L’Algérino “Les derniers seront les premiers”

Né à Marseille, Samir, alias L’Algérino, livre un rap personnel et conscient avec “‘“Les derniers seront les premiers”. Inspiré par la vraie vie, il mêle introspection, récits sociaux et gros sons pour monter en voiture. Soutenu par Akhénaton, il incarne un rap mature, entre dureté et espoir.
“Je suis un citoyen qui s’exprime avec ses tripes“, explique Samir, alias L’Algérino, jeune homme de 23 ans qui a grandi dans le quartier de la Savine à Marseille, et affiche 12 ans d’expérience dans le rap. Ce citoyen du monde a découvert le hip hop à neuf ans, grâce aux cassettes. “A 11 ans, je faisais un concert à la Castellane (le quartier de Zidane, NDR), avec le groupe B Vice Junior. Après ça, j’ai fait des mixtapes, j’ai posé sur les albums de Psy 4 de la Rime et d’AKH. J’ai fait passer mes maquettes à AKH et IAM m’a pris en première partie lors de sa tournée. L’album a été écrit pendant cette tournée et enregistré ensuite.“
“Je m’inspire beaucoup de ce que je vis et de ce que je vois, des discussions avec les potes. L’écriture, c’est mon quotidien. La télé et la radio m’inspirent : je suis chroniqueur du monde et de moi-même.” S’il n’était pas devenu rapeur, Samir se serait bien vu professeur de maths (“j’ai toujours été bon dans les matières scientifiques“) et l’on sent bien en écoutant son débit posé, ses mots choisis, sa façon cordiale de parler qu’il ne s’est jamais rêvé une carrière derrières les grilles des commissariats de la cité phocéenne. “Mon album est intime et personnel : je dis ‘je’, ça m’aide à cracher plus facilement. J’ai l’impression de parler à un ami quand je suis en studio.” Outre les membres de Psy 4 de la Rime (sur “M.A.R.S” et “Etoile d’un jour”), AKH intervient en guest sur deux titres : “il devait réaliser l’album, mais il est venu, il a vu que je savais faire, donc il m’a laissé le faire tout seul. J’ai joui d’une liberté totale dans le choix des musiques et des textes. On m’a laissé mon franc-parler. Beaucoup de gens parlent de la rue comme d’un fantasme. J’essaie de parler de la vraie vie : chômage, précarité, voile, pas de guns et de shit. Les gens peuvent s’y retrouver.” L’Algérino parle du commandant Massoud, des grands-parents qui ont aidé à libérer la France et qu’on a ensuite parqué dans des ghettos, et il a le mérite de s’impliquer en assumant des points de vues dans ses tracks. “Mais je ne répugne pas à être moins cérébral. Il y a certains titres de gros son sur l’album (“On est là”), des titres pour monter en voiture. Je suis méridional, donc je suis un peu flambeur“.

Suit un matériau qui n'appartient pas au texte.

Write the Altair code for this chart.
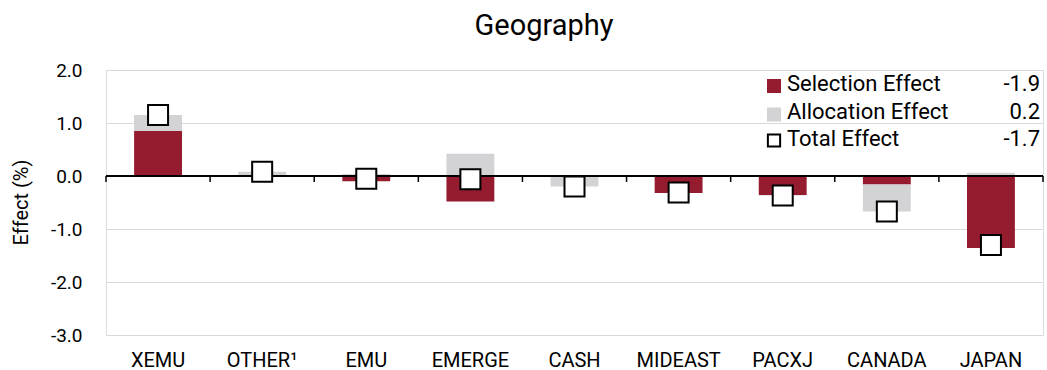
import altair as alt
import pandas as pd

# Attribution by region (percentage points)
regions = ["XEMU", "OTHER¹", "EMU", "EMERGE", "CASH", "MIDEAST", "PACXJ", "CANADA", "JAPAN"]
selection = [0.85, 0.00, -0.10, -0.48, 0.00, -0.32, -0.36, -0.16, -1.36]
allocation = [0.30, 0.08, 0.04, 0.42, -0.20, 0.00, -0.01, -0.51, 0.06]
total = [1.15, 0.08, -0.05, -0.06, -0.20, -0.31, -0.37, -0.67, -1.30]

RED = "#951b2f"
GREY = "#d3d3d5"
FONT = "Roboto"

effect_names = ["Selection Effect", "Allocation Effect"]
rows = []
for i, r in enumerate(regions):
    rows.append({"region": r, "effect": effect_names[0], "value": selection[i], "k": 0})
    rows.append({"region": r, "effect": effect_names[1], "value": allocation[i], "k": 1})
bars_df = pd.DataFrame(rows)
n = len(regions)
# slot centre of each region on a 0..n index scale
tot_df = pd.DataFrame({"region": regions, "slot": [i + 0.5 for i in range(n)],
                       "total": total})
edges_df = pd.DataFrame({"edge": list(range(n + 1)), "zero": [0.0] * (n + 1)})

# one full step per region; bar width set on the mark
xscale = alt.Scale(paddingInner=0, paddingOuter=0)
ydom = alt.Scale(domain=[-3, 2], nice=False, zero=False)
slot_scale = alt.Scale(domain=[0, n], nice=False, zero=False)

bars = alt.Chart(bars_df).mark_bar(width=alt.RelativeBandSize(0.46)).encode(
    x=alt.X("region:N", sort=regions, scale=xscale, title=None,
            axis=alt.Axis(orient="bottom", domain=False, ticks=False, grid=False,
                          labelAngle=0, labelFont=FONT, labelFontSize=20,
                          labelColor="black", labelBaseline="alphabetic",
                          labelPadding=31)),
    y=alt.Y("value:Q", stack="zero", scale=ydom,
            axis=alt.Axis(values=[-3, -2, -1, 0, 1, 2], domain=False,
                          labelExpr="replace(format(datum.value, '.1f'), '\u2212', '-')",
                          ticks=False, grid=True, gridColor="#d9d9d9", gridWidth=1,
                          labelFont=FONT, labelFontSize=19, labelColor="black",
                          labelPadding=24, title="Effect (%)", titleFont=FONT,
                          titleFontSize=20, titleFontWeight="normal",
                          titleColor="black", titleAngle=270, titleX=-79,
                          titleY=132, titleBaseline="alphabetic")),
    color=alt.Color("effect:N", scale=alt.Scale(domain=effect_names, range=[RED, GREY]),
                    legend=None),
    order=alt.Order("k:Q", sort="ascending"),
)

# zero line with short ticks hanging below it at the region boundaries
zero_line = alt.Chart(edges_df).mark_rule(color="black", strokeWidth=1.5).encode(
    y=alt.Y("zero:Q", scale=ydom), x=alt.value(0), x2=alt.value(937))
edge_ticks = alt.Chart(edges_df).mark_tick(orient="vertical", size=6, thickness=1.5,
                                            yOffset=3, color="black",
                                            opacity=1).encode(
    x=alt.X("edge:Q", scale=slot_scale, axis=None),
    y=alt.Y("zero:Q"))

totals = alt.Chart(tot_df).mark_square(size=400, filled=True, fill="white",
                                       stroke="black", strokeWidth=2, opacity=1).encode(
    x=alt.X("slot:Q", scale=slot_scale, axis=None),
    y=alt.Y("total:Q"),
)

# Legend block: symbol, label and the summed value of each effect
leg_names = ["Selection Effect", "Allocation Effect", "Total Effect"]
leg_values = [f"{v:.1f}" for v in (sum(selection), sum(allocation), sum(total))]
leg_layers = []
sym_y = [16, 44.5, 70.5]
txt_y = [21, 49, 76]
for i, name in enumerate(leg_names):
    d = pd.DataFrame({"name": [name], "v": [leg_values[i]]})
    base = alt.Chart(d)
    if i < 2:
        sym = base.mark_square(size=196, filled=True, color=[RED, GREY][i], opacity=1)
    else:
        sym = base.mark_square(size=150, filled=True, fill="white", stroke="black",
                               strokeWidth=2, opacity=1)
    leg_layers.append(sym.encode(x=alt.value(668), y=alt.value(sym_y[i])))
    leg_layers.append(base.mark_text(align="left", baseline="alphabetic", font=FONT,
                                     fontSize=22, color="black").encode(
        x=alt.value(681), y=alt.value(txt_y[i]), text="name:N"))
    leg_layers.append(base.mark_text(align="right", baseline="alphabetic", font=FONT,
                                     fontSize=22, color="black").encode(
        x=alt.value(934), y=alt.value(txt_y[i]), text="v:N"))

title = alt.Chart(pd.DataFrame({"t": ["Geography"]})).mark_text(
    align="center", baseline="alphabetic", font=FONT, fontSize=29, color="black"
).encode(x=alt.value(438), y=alt.value(-35), text="t:N")

chart = alt.layer(
    bars, zero_line, edge_ticks, totals, *leg_layers, title,
).resolve_scale(x="independent").properties(
    width=937, height=265,
    autosize=alt.AutoSizeParams(type="none"),
    padding={"left": 106, "top": 70, "right": 4, "bottom": 35},
).configure_view(stroke=None).configure(background="white")

chart.save("out.html", embed_options={"renderer": "svg", "actions": False})
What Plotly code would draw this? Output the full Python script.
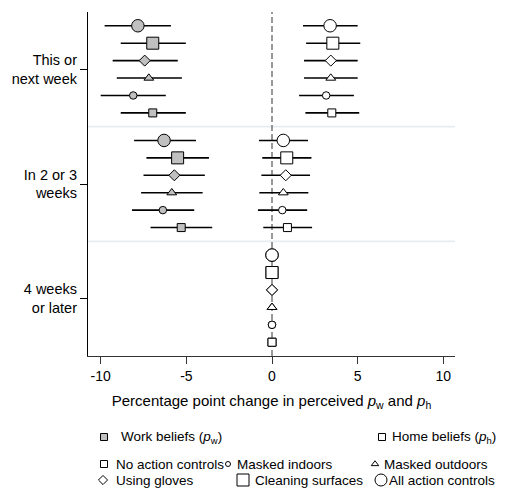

Un flambeur qui a des références : “Les derniers seront les premiers” est une phrase de la Bible et Céine Dion en a fait une chanson. Il fallait que cet album soit étiqueté du label d’Akhénaton pour qu’on passe outre. Après écoute, on a bien l’impression d’avoir fait la connaissance d’un rimeur conscient, et non d’un tchatcheur caricatural. “Ce titre, c’est pour ceux qui sont en galère, même en galère morale, explique Samir. Et c’est pas qu’une question d’argent : il y a des riches qui sont mal dans leur tête, aussi. Ça veut dire que la roue tourne. Ça résume bien l’album : le discours est dur et réaliste, mais il y a une touche d’espoir.” Samir étant lui même l’un des espoirs d’un rap enfin adulte, il sait de quoi il parle.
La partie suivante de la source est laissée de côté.